The places I ended up working had all been started by immigrants — Greeks, Syrians, Armenians, Ukrainians — serving simple food, not necessarily from their own culture but dictated by their customers. Favourite classics, made with care and served at a reasonable price. Most importantly, the customers were, well, everybody.
I worked in one place where farmers would drive in just before sunrise, park their tobacco-harvesting machines outside and have breakfast. The local church paid for the bag lunches we made for kids being bussed in from poorer, outlying towns. The guys from the local law firm came in for lunch every day. The volunteer fire brigade would pull in on the way back from a call out. What was astonishing to an Englishman, and so utterly inspiring, was the variety of people. What I grew to love was the levelling power of hospitality, the democracy of the diner.
Of course, this isn’t news. Edward Hopper’s painting “Nighthawks” might be a bit existentially bleak, but the mix of customers at the bar and the implied interactions between them celebrate a unique dynamic. Warmer, perhaps, are Norman Rockwell’s images of bobby-socked teenagers, cheeky, freckled runaways and benign old cops all propped at the counter. The diner became a symbol of everyday egalitarianism. It’s therefore unsurprising that some of the earliest images of the civil rights struggle were photographs, some unattributed, of people of colour demanding democracy at diners and lunch counters. And of course, in a thousand movies, from Barry Levinson’s Diner to Tarantino’s Pulp Fiction, the diner becomes the default setting to mash together unlikely characters.

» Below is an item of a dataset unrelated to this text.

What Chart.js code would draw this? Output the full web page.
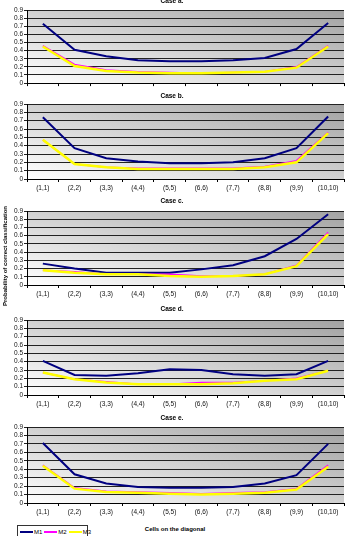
<!DOCTYPE html>
<html>
<head>
<meta charset="utf-8">
<title>Probability of correct classification</title>
<script src="https://cdn.jsdelivr.net/npm/chart.js@4/dist/chart.umd.min.js"></script>
<style>
  html, body { margin: 0; padding: 0; background: #fff; overflow: hidden; }
  #wrap { position: relative; width: 349px; height: 536px; font-family: 'Liberation Sans', Arial, sans-serif; }
  .panel { position: absolute; left: 0; width: 349px; }
  #y-title {
    position: absolute; left: 5px; top: 256px; white-space: nowrap;
    transform: translate(-50%, -50%) rotate(-90deg);
    font-size: 6px; font-weight: bold; color: #000;
  }
  #x-title {
    position: absolute; left: 175px; top: 529px; white-space: nowrap;
    transform: translate(-50%, -50%);
    font-size: 6px; font-weight: bold; color: #000;
  }
  #legend {
    position: absolute; left: 17px; top: 525px; width: 71px; height: 14px;
    border: 1px solid #333; background: #fff; display: flex; align-items: center;
    padding-left: 2px; box-sizing: border-box; font-size: 6px; color: #000;
  }
  .lg-item { display: flex; align-items: center; margin-right: 2px; }
  .lg-line { width: 13px; height: 2px; margin-right: 1px; }
</style>
</head>
<body>
<div id="wrap">
  <div id="y-title">Probability of correct classification</div>
  <div id="x-title">Cells on the diagonal</div>
  <div id="legend"></div>
</div>
<script>
// ─── Data ────────────────────────────────────────────────────────
const cells = ['(1,1)', '(2,2)', '(3,3)', '(4,4)', '(5,5)', '(6,6)', '(7,7)', '(8,8)', '(9,9)', '(10,10)'];
const seriesNames = ['M1', 'M2', 'M3'];
const caseTitles = ['Case a.', 'Case b.', 'Case c.', 'Case d.', 'Case e.'];
const yMax = 0.9;
const yStep = 0.1;

const caseA_M1 = [0.73, 0.41, 0.33, 0.28, 0.27, 0.27, 0.28, 0.31, 0.42, 0.74];
const caseA_M2 = [0.46, 0.23, 0.16, 0.14, 0.13, 0.12, 0.13, 0.14, 0.20, 0.46];
const caseA_M3 = [0.45, 0.21, 0.15, 0.13, 0.12, 0.12, 0.13, 0.14, 0.19, 0.45];

const caseB_M1 = [0.74, 0.37, 0.25, 0.21, 0.19, 0.19, 0.20, 0.25, 0.37, 0.75];
const caseB_M2 = [0.47, 0.18, 0.14, 0.13, 0.13, 0.13, 0.13, 0.15, 0.22, 0.56];
const caseB_M3 = [0.47, 0.18, 0.14, 0.12, 0.12, 0.12, 0.12, 0.14, 0.20, 0.55];

const caseC_M1 = [0.26, 0.20, 0.15, 0.15, 0.15, 0.19, 0.24, 0.35, 0.56, 0.86];
const caseC_M2 = [0.18, 0.16, 0.13, 0.13, 0.13, 0.11, 0.11, 0.13, 0.24, 0.64];
const caseC_M3 = [0.18, 0.15, 0.13, 0.13, 0.11, 0.10, 0.11, 0.13, 0.23, 0.62];

const caseD_M1 = [0.41, 0.24, 0.23, 0.26, 0.31, 0.30, 0.25, 0.23, 0.25, 0.41];
const caseD_M2 = [0.27, 0.19, 0.16, 0.13, 0.13, 0.15, 0.15, 0.17, 0.20, 0.29];
const caseD_M3 = [0.27, 0.19, 0.15, 0.13, 0.13, 0.13, 0.14, 0.17, 0.19, 0.29];

const caseE_M1 = [0.71, 0.34, 0.23, 0.19, 0.18, 0.18, 0.19, 0.23, 0.33, 0.70];
const caseE_M2 = [0.45, 0.18, 0.14, 0.13, 0.12, 0.11, 0.12, 0.13, 0.17, 0.45];
const caseE_M3 = [0.44, 0.17, 0.13, 0.12, 0.11, 0.10, 0.11, 0.12, 0.16, 0.43];

const caseSeries = [
  [caseA_M1, caseA_M2, caseA_M3],
  [caseB_M1, caseB_M2, caseB_M3],
  [caseC_M1, caseC_M2, caseC_M3],
  [caseD_M1, caseD_M2, caseD_M3],
  [caseE_M1, caseE_M2, caseE_M3]
];

// ─── Styles / layout ─────────────────────────────────────────────
const lineColors = ['#000080', '#ff00ff', '#ffff00'];
const lineWidths = [2, 1.5, 2.5];
const drawOrder  = [2, 1, 0];           // M3 painted last (on top)

// canvas top, plot top / bottom (relative to canvas), x-axis band height
const panelTop    = [-5, 90, 195, 303, 412];
const plotTopRel  = [15, 14, 16, 17, 15];
const plotBotRel  = [89, 89, 90, 92, 91];
const xBand       = [4, 14, 14, 14, 14];

Chart.defaults.font.family = "'Liberation Sans', Arial, sans-serif";
Chart.defaults.font.size = 6.5;
Chart.defaults.color = '#111';

// ─── Plot area gradient (Excel style) ────────────────────────────
const plotShade = {
  id: 'plotShade',
  beforeDraw(chart) {
    const { ctx, chartArea: a } = chart;
    ctx.save();
    ctx.translate(a.left, a.top);
    ctx.scale(a.right - a.left, a.bottom - a.top);
    const g = ctx.createLinearGradient(0, 1, 1, 0);
    g.addColorStop(0, '#ffffff');
    g.addColorStop(1, '#a2a2a2');
    ctx.fillStyle = g;
    ctx.fillRect(0, 0, 1, 1);
    ctx.restore();
  }
};

function fmtTick(v) {
  const s = v.toFixed(1);
  return s === '0.0' ? '0' : s;
}

// ─── Build panels ────────────────────────────────────────────────
const wrap = document.getElementById('wrap');

caseTitles.forEach((title, i) => {
  const h = plotBotRel[i] + xBand[i];
  const box = document.createElement('div');
  box.className = 'panel';
  box.style.top = panelTop[i] + 'px';
  box.style.height = h + 'px';
  const cv = document.createElement('canvas');
  box.appendChild(cv);
  wrap.insertBefore(box, wrap.firstChild);

  new Chart(cv, {
    type: 'line',
    data: {
      labels: cells,
      datasets: seriesNames.map((name, k) => ({
        label: name,
        data: caseSeries[i][k],
        borderColor: lineColors[k],
        backgroundColor: lineColors[k],
        borderWidth: lineWidths[k],
        pointRadius: 0,
        tension: 0,
        fill: false,
        order: drawOrder[k]
      }))
    },
    options: {
      responsive: true,
      maintainAspectRatio: false,
      animation: false,
      events: [],
      layout: { padding: { left: 0, right: 5, top: 0, bottom: 0 } },
      plugins: {
        legend: { display: false },
        tooltip: { enabled: false },
        title: {
          display: true,
          text: title,
          color: '#000',
          font: { size: 6.5, weight: 'bold', lineHeight: 1 },
          padding: { top: 2.5, bottom: plotTopRel[i] - 9 }
        }
      },
      scales: {
        x: {
          offset: true,
          grid: { offset: true, drawOnChartArea: false, drawTicks: true, tickLength: 3, color: '#000' },
          border: { display: true, color: '#000' },
          ticks: { display: i > 0, padding: 2, maxRotation: 0, autoSkip: false },
          afterFit: s => { s.height = xBand[i]; }
        },
        y: {
          min: 0,
          max: yMax,
          grid: { color: '#222', tickLength: 3 },
          border: { display: true, color: '#000' },
          ticks: { stepSize: yStep, padding: 1, autoSkip: false, callback: fmtTick },
          afterFit: s => { s.width = 27; }
        }
      }
    },
    plugins: [plotShade]
  });
});

// ─── Legend ──────────────────────────────────────────────────────
const legend = document.getElementById('legend');
seriesNames.forEach((name, k) => {
  const item = document.createElement('div');
  item.className = 'lg-item';
  item.innerHTML = `<div class="lg-line" style="background:${lineColors[k]}"></div><span>${name}</span>`;
  legend.appendChild(item);
});
</script>
</body>
</html>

Now I write about restaurants for a living, democracy is one of the criteria I secretly apply. I realised that “exclusivity” was a problem for me when I first went to The Wolseley. Corbin and King had created possibly the most lovely restaurant interior in London at the time, but once the maître d’ had explained to me the purpose of the “inner circle”, how they’d created a special area for favoured and important guests, I never went back. It seemed unforgivable. To build part of your brand on excluding some of your customers seemed like anti-hospitality at a fundamental level. (C&K, by the way, rescued themselves in my esteem when they later opened Zédel, on a truly democratic brasserie model.)
For me, a restaurant that needs to define itself by keeping some people out has failed. And it takes surprisingly little to trigger this feeling. It doesn’t need a snotty maître d’ and a velvet rope. Any restaurant that is “curating” a crowd is, by definition, excluding. You can exclude in a thousand tiny ways, from PR, through menu choices, the wine list or even the volume and type of music. It doesn’t even matter if you’re carefully selecting for “my kind of people”. I’m uncomfortable if you’re excluding others and furious when I feel I’m somehow complicit. If a restaurant can’t welcome everyone, how can anyone feel welcome?
There simmers in the back of every restaurant writer’s mind one painful truth. When we write about restaurants, we write about a commercial transaction around food, and, ultimately, we write about how people with enough extra cash spend their disposable income. Discretionary spending. A luxury. We can write all we like about wild little pop-ups of startling authenticity, but only ever with the same moral authority as someone writing about sports cars or luxury watches. I hope I’m not entirely naive, but I rest a whole lot easier when a restaurant is attempting to be democratic, not making efforts to exclude.
And I’m happiest when it has the spirit of a diner.